William Young and Frank Figge, University of Leeds, United Kingdom
There is nothing new about the debate over material sufficiency for individuals or resources sufficiency for companies, but the debate over the corporate responsibility of consumers' sufficiency is new. Fast food outlets such as McDonalds are being pressured into reducing the size of their unhealthy offerings such as burgers and fries, and offer healthier food such as salads and fruit. Pressure groups have long advocated a switch to green consumerism but are starting to change tactics to a message of reducing consumption patterns. The question that this workshop will address is if sufficiency is really a corporate responsibility within sustainable business?

Ultimately, sufficiency in terms of sustainable development and business is about reducing the environmental impact now and in the future, while also increasing the quality of life of individuals.

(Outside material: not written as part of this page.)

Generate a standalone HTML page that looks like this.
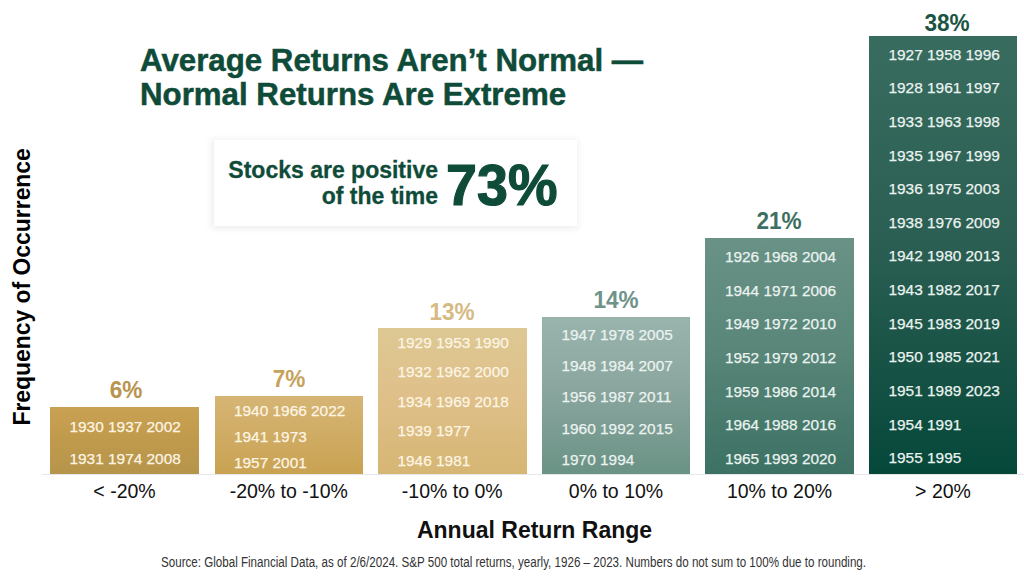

Sufficiency, unlike efficiency, reduces the environmental impact by restricting output or value created. There is a big difference between companies irresponsibly promoting products, such as fatty foods to children and actually limiting the amount of a product a person can consume. For example, does selling chocolate go against the ‘sufficiency'? Chocolate companies (including fairtrade companies) certainly do not restrict/ration the number of bars of chocolate a customer can consume. They do not ‘educate' consumers on the harm of a high sugar diet or provide labelling beyond legally required. Does this mean that the company fails sustainable business because its product can have negative health impacts?